Пол за моей спиной шел круто вверх, накренившись под необычным углом. Та вода, что осталась в бассейне, располагалась наклонно к палубе. Я не знала, что случилось с «Амстердамом», но по тому, как нас перекосило. поняла: искусственная сила тяжести отказала.

– Корабль?

Я, ухватившись за распахнутую створку шкафчика, подтянулась на ноги. В левой руке при каждом движении вспыхивала боль, но я почти не сомневалась, что перелома нет. Модификация сделала мои кости практически несокрушимыми. Мышцы могло смять в кашу, но плечевая кость наверняка уцелела.

– Корабль, ты есть?

Хриплый вопль в коридоре сорвался через крещендо в рваное, предсмертное молчание.

– Корабль?

Я осторожно, придерживаясь здоровой рукой за стену, шагнула в коридор, ведущий к центральной воздушной шахте. Все инстинкты велели выбираться отсюда, найти спасательную шлюпку и покинуть разбитый корабль. Тот, кто это сделал, мог вернуться и довершить начатое. Могла пострадать термоядерная установка. У меня была тысяча причин бежать без оглядки, но бросить Адама было стыдно – как бывает стыдно бросить домашнее животное. Он молодой, не бывал в бою, не испытывал телесных травм. Мне представлялось, как он сжался в комок у стены, ноги придавлены упавшей мебелью… Он рисовался мне в коме, истекающим кровью в душевой, красивая голова разбита о кафельную стену. Что он, может быть, уже мертв, мне на ум не пришло. В ту минуту я знала одно: мой долг – вернуться в каюту и проверить, как он.

Выбравшись к центральной шахте, я глянула вверх, в пятьдесят метров пустоты. Деревья повисли косо. С некоторых балкончиков тянуло черным дымом. В воздухе заполошно метались птицы. На травяном полу шахты лежало несколько трупов, сброшенных толчком с верхних палуб. Я поймала себя на том, что разглядываю их, прикидывая, кто сколько падал.

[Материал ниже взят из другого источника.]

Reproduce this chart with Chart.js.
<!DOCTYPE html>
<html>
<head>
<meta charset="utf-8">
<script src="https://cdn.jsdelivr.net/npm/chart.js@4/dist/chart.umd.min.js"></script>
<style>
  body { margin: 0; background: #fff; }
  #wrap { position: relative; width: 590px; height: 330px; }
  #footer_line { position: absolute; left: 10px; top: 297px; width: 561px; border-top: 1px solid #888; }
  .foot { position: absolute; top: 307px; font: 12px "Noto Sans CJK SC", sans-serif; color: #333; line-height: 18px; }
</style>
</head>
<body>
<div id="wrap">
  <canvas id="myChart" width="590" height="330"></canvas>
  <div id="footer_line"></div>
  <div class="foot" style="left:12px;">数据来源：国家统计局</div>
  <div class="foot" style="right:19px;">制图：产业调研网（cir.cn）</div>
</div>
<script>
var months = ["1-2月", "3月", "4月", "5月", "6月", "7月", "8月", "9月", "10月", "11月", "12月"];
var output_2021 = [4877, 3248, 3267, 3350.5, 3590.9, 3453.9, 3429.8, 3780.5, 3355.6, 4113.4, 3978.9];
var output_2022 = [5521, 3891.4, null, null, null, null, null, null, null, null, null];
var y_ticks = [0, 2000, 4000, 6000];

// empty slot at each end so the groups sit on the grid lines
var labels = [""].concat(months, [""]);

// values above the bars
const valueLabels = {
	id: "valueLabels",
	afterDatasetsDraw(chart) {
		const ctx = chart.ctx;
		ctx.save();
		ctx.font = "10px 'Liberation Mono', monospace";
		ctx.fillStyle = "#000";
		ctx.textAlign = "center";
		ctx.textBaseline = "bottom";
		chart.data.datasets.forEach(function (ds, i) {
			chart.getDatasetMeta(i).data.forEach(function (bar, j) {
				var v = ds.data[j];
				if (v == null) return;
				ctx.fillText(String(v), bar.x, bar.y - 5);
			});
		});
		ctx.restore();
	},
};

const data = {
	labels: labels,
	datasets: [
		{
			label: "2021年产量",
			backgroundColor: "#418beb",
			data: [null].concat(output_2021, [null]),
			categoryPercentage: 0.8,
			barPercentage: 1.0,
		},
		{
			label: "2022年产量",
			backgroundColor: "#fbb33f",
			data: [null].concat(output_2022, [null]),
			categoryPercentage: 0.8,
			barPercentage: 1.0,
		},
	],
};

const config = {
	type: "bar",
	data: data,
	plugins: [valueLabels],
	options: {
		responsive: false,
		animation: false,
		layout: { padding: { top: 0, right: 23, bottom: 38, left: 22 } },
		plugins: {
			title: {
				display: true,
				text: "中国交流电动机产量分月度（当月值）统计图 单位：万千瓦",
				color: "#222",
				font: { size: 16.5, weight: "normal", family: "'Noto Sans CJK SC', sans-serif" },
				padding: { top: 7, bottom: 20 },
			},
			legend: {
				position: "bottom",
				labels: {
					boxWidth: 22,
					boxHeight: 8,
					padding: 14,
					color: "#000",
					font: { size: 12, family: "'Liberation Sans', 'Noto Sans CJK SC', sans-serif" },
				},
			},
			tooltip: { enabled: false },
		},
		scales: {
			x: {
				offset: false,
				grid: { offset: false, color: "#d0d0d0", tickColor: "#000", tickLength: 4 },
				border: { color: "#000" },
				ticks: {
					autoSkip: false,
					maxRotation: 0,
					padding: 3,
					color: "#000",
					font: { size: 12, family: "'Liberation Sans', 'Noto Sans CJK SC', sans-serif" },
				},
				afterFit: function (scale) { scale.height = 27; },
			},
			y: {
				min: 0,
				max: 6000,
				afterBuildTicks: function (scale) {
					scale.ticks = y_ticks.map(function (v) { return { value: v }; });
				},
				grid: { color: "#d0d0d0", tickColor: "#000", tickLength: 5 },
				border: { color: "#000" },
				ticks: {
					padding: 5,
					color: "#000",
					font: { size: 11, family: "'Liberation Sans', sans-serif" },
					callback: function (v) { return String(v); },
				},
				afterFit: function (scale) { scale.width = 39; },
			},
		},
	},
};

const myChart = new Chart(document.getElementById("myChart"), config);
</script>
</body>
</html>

Транспортные трубы, как и следовало ожидать, не работали. Если идти в каюту, оставалось только подняться на шесть этажей пешком, но лестничную дверь перекосило и заклинило. Пока я сумела оттянуть ее, чтобы протиснуться, до крови ободрала костяшки пальцев.

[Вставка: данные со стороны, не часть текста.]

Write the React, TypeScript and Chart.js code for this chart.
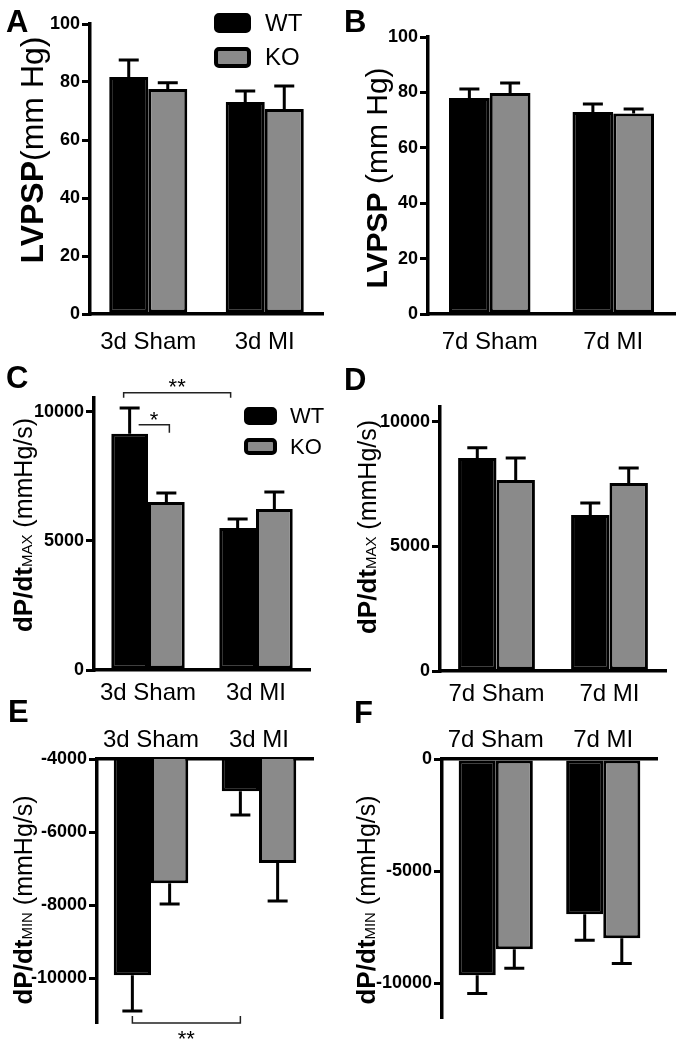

На три пролета я поднялась, потом сломалась. Помятая рука бессовестно болела, ноги дрожали и подгибались. Я привалилась спиной к гладкой белой стене и соскользнула по ней на пол. Пол холодил голые ляжки. Лестницу использовали редко, так что при восхождении я никого не встретила – а сколько осталось запертыми в отказавших трубах, даже думать не хотелось. Взглянув на закрученные по спирали ступени над собой, я поняла, что дальше идти нет сил. При всей моей решимости пробиться к Адаму мне нужна была медицинская помощь.

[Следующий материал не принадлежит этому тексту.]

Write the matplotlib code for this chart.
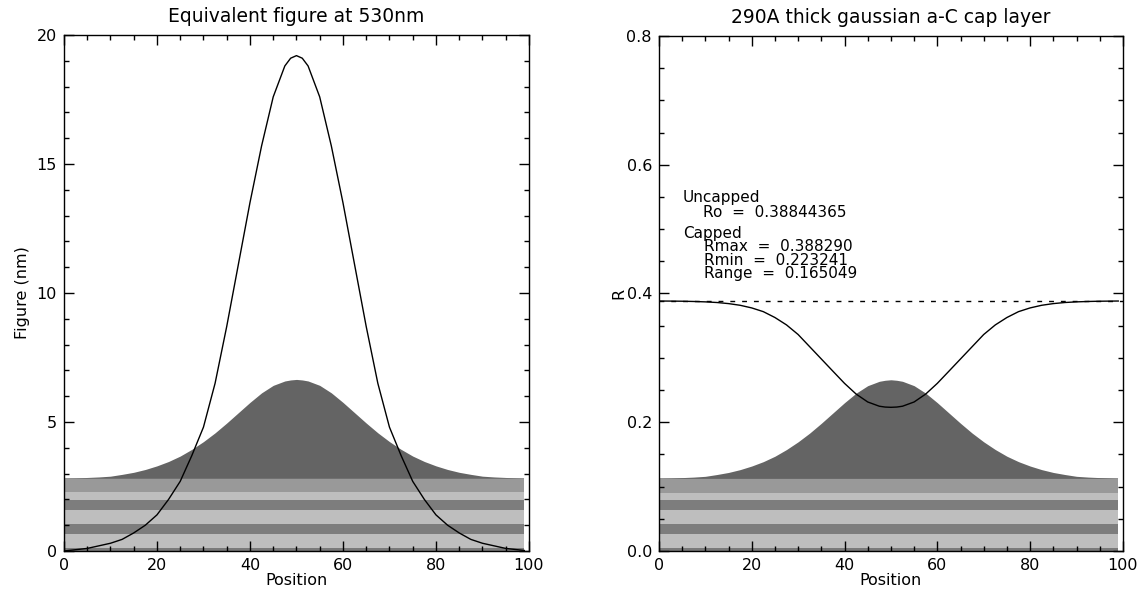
#!/usr/bin/env python
# Equivalent figure / reflectance of a gaussian a-C cap layer on a multilayer

import numpy as np
from matplotlib import pyplot as plt

pos = [0, 2.5, 5, 7.5, 10, 12.5, 15, 17.5, 20, 22.5, 25, 27.5, 30, 32.5, 35,
       37.5, 40, 42.5, 45, 47.5, 48.75, 50, 51.25, 52.5, 55, 57.5, 60, 62.5,
       65, 67.5, 70, 72.5, 75, 77.5, 80, 82.5, 85, 87.5, 90, 92.5, 95, 97.5,
       99]

# equivalent figure (nm)
figure_nm = [0.0, 0.05, 0.1, 0.2, 0.3, 0.45, 0.7, 1.0, 1.4, 2.0, 2.7, 3.7, 4.8,
             6.5, 8.7, 11.1, 13.5, 15.7, 17.6, 18.8, 19.1, 19.2, 19.1, 18.8,
             17.6, 15.7, 13.5, 11.1, 8.7, 6.5, 4.8, 3.7, 2.7, 2.0, 1.4, 1.0,
             0.7, 0.45, 0.3, 0.2, 0.1, 0.05, 0.02]

# top surface of the cap layer, left panel units
cap_left = [2.82, 2.83, 2.85, 2.87, 2.90, 2.97, 3.05, 3.16, 3.30, 3.47, 3.68,
            3.94, 4.24, 4.58, 4.96, 5.36, 5.76, 6.13, 6.42, 6.59, 6.63, 6.65,
            6.63, 6.59, 6.42, 6.13, 5.76, 5.36, 4.96, 4.58, 4.24, 3.94, 3.68,
            3.47, 3.30, 3.16, 3.05, 2.97, 2.90, 2.87, 2.85, 2.83, 2.82]

# reflectance of capped stack
refl = [0.3883, 0.3882, 0.3880, 0.3876, 0.3870, 0.3860, 0.3843, 0.3817,
        0.3776, 0.3718, 0.3627, 0.3512, 0.3363, 0.3173, 0.2983, 0.2793,
        0.2604, 0.2438, 0.2315, 0.2249, 0.2236, 0.2232, 0.2236, 0.2249,
        0.2315, 0.2438, 0.2604, 0.2793, 0.2983, 0.3173, 0.3363, 0.3512,
        0.3627, 0.3718, 0.3776, 0.3817, 0.3843, 0.3860, 0.3870, 0.3876,
        0.3880, 0.3882, 0.3883]

# top surface of the cap layer, right panel units
cap_right = [0.1128, 0.1132, 0.1140, 0.1148, 0.1160, 0.1188, 0.1220, 0.1264,
             0.1320, 0.1388, 0.1472, 0.1576, 0.1696, 0.1832, 0.1984, 0.2144,
             0.2304, 0.2452, 0.2568, 0.2636, 0.2652, 0.2660, 0.2652, 0.2636,
             0.2568, 0.2452, 0.2304, 0.2144, 0.1984, 0.1832, 0.1696, 0.1576,
             0.1472, 0.1388, 0.1320, 0.1264, 0.1220, 0.1188, 0.1160, 0.1148,
             0.1140, 0.1132, 0.1128]

# multilayer stack boundaries (bottom to top) and layer greys
stack_left = [0.0, 0.13, 0.67, 1.06, 1.60, 1.99, 2.27, 2.82]
stack_right = [0.0, 0.0052, 0.0268, 0.0424, 0.0640, 0.0796, 0.0908, 0.1128]
layer_colors = ['#7a7a7a', '#bebebe', '#7d7d7d', '#bebebe', '#7d7d7d',
                '#bebebe', '#999999']
cap_color = '#646464'

R_uncapped = 0.38844365
R_max = 0.388290
R_min = 0.223241
R_range = 0.165049

stack_x = [0, 99]


def draw_stack(ax, bounds):
    for i, col in enumerate(layer_colors):
        ax.fill_between(stack_x, bounds[i], bounds[i + 1], color=col, lw=0)


def idl_axes(ax, xmaj, xmin, ymaj, ymin):
    ax.set_xticks(xmaj)
    ax.set_xticks(xmin, minor=True)
    ax.set_yticks(ymaj)
    ax.set_yticks(ymin, minor=True)
    ax.tick_params(which='both', direction='in', top=True, right=True,
                   labelsize=11.5, width=1)
    ax.tick_params(which='major', length=7, pad=5)
    ax.tick_params(which='minor', length=3.6)
    for s in ax.spines.values():
        s.set_linewidth(1)


def main():
    plt.rcParams['font.family'] = 'DejaVu Sans'
    fig = plt.figure(figsize=(11.4, 5.9), dpi=100)

    # left panel
    ax1 = fig.add_axes([0.0561, 0.0661, 0.4079, 0.8746])
    draw_stack(ax1, stack_left)
    ax1.fill_between(pos, stack_left[-1], cap_left, color=cap_color, lw=0)
    ax1.plot(pos, figure_nm, color='black', lw=1)
    ax1.set_xlim(0, 100)
    ax1.set_ylim(0, 20)
    idl_axes(ax1, np.arange(0, 101, 20), np.arange(0, 101, 5),
             np.arange(0, 21, 5), np.arange(0, 21, 1))
    ax1.set_title('Equivalent figure at 530nm', fontsize=13.5, pad=9)
    ax1.set_xlabel('Position', fontsize=11.5, labelpad=0)
    ax1.set_ylabel('Figure (nm)', fontsize=11.5, labelpad=5)

    # right panel
    ax2 = fig.add_axes([0.578, 0.0661, 0.4070, 0.8729])
    draw_stack(ax2, stack_right)
    ax2.fill_between(pos, stack_right[-1], cap_right, color=cap_color, lw=0)
    ax2.plot(pos, refl, color='black', lw=1)
    ax2.axhline(R_uncapped, color='black', lw=1, ls=(0, (3.5, 5)))
    ax2.set_xlim(0, 100)
    ax2.set_ylim(0, 0.8)
    idl_axes(ax2, np.arange(0, 101, 20), np.arange(0, 101, 5),
             np.arange(0, 0.81, 0.2), np.arange(0, 0.81, 0.05))
    ax2.yaxis.set_major_formatter(plt.FormatStrFormatter('%.1f'))
    ax2.set_title('290A thick gaussian a-C cap layer', fontsize=13.5, pad=9)
    ax2.set_xlabel('Position', fontsize=11.5, labelpad=0)
    ax2.set_ylabel('R', fontsize=11.5, labelpad=0)

    tk = dict(fontsize=11, va='baseline', ha='left')
    ax2.text(5.2, 0.5420, 'Uncapped', **tk)
    ax2.text(9.5, 0.5186, 'Ro  =  {:.8f}'.format(R_uncapped), **tk)
    ax2.text(5.2, 0.4860, 'Capped', **tk)
    ax2.text(9.8, 0.4660, 'Rmax  =  {:.6f}'.format(R_max), **tk)
    ax2.text(9.8, 0.4450, 'Rmin  =  {:.6f}'.format(R_min), **tk)
    ax2.text(9.8, 0.4239, 'Range  =  {:.6f}'.format(R_range), **tk)

    fig.savefig('out.png', dpi=100)


if __name__ == "__main__":
    main()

Если бы корабль хоть как-то функционировал, он уже выслал бы автоматические дроны «скорой помощи»; а раз не выслал, значит отказ системный, захватил даже самые надежные резервы, которые должны были защищать пассажиров и команду в таком невероятном случае, как крушение. От этой мысли у меня по жилам стал растекаться лед. Никогда не слышала, чтобы корабли умирали вне зоны боевых действий. Руки у меня затряслись. Я маленькими глотками, сквозь боль, тянула в себя воздух. Если мозг «Амстердама» вычеркнут из уравнения, я должна как можно скорее подлатать себя. Шок был непозволительной роскошью. Воздух и тепло рано или поздно кончатся, и продовольственные раздатчики наверняка не действуют. До ближайшей границы Общности нам три или четыре дня ходу, а кто знает, долго ли мы проживем в этой разбитой скорлупке.

Я с сожалением отказалась от попытки одолеть лестницу и стала потихоньку спускаться, съезжая со ступени на ступень. На нижней палубе располагался лазарет, в нем найдутся обезболивающие и противошоковые средства, с ними я несколько часов продержусь. А потом, как я подозревала, каждый будет сам или сама за себя. Если Адам еще жив, придется ему подождать. Я, как умела, пусть и грубовато, любила его, но не настолько, чтобы любовь подавила свойственный мне прагматизм. В конечном счете его смерть для меня значила меньше, чем собственная.

Я уже начала думать о нем в прошедшем времени.